Vasco da Gama never got to the Spice Islands. Like most others, he thought the East Indies were just a little east of India—hence their name, of course—but in fact they proved to be way beyond India, so far beyond that Europeans arriving there began to wonder if they had sailed most of the way around the world and were almost back to the Americas. If so, then a trip to the Indies for spices would be more simply carried out by sailing west, past the new lands lately discovered by Columbus, rather than going all the way around Africa and across the Indian Ocean.
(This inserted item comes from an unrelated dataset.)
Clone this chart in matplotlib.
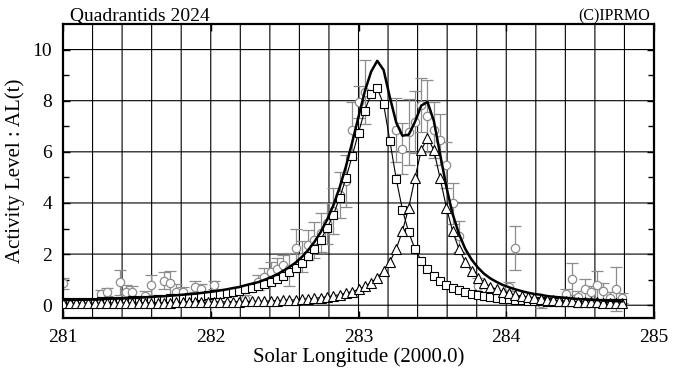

In 1519, Ferdinand Magellan set off in five leaky ships, in a brave but seriously underfunded operation, to find a western route. What he discovered was that between the Americas and Asia was a greater emptiness than anyone had ever imagined Earth had room for: the Pacific Ocean. No one has ever suffered more in the quest to get rich than Ferdinand Magellan and his crew as they sailed in growing disbelief across the Pacific in 1521. Their provisions all but exhausted, they devised perhaps the least appetizing dish ever served: rat droppings mixed with wood shavings. “We ate biscuit which was no longer biscuit but powder of biscuits swarming with worms,” recorded one crew member. “It stank strongly of the urine of rats. We drank yellow water that had been putrid for many days. We also ate some ox hides that covered the top of the mainyard … and often we ate sawdust from boards.” They went three months and twenty days without fresh food or water before finding relief and a shoreline in Guam—and all in a quest to fill the ships’ holds with dried flowerbuds, bits of tree bark, and other aromatic scrapings to sprinkle on food and make into pomanders.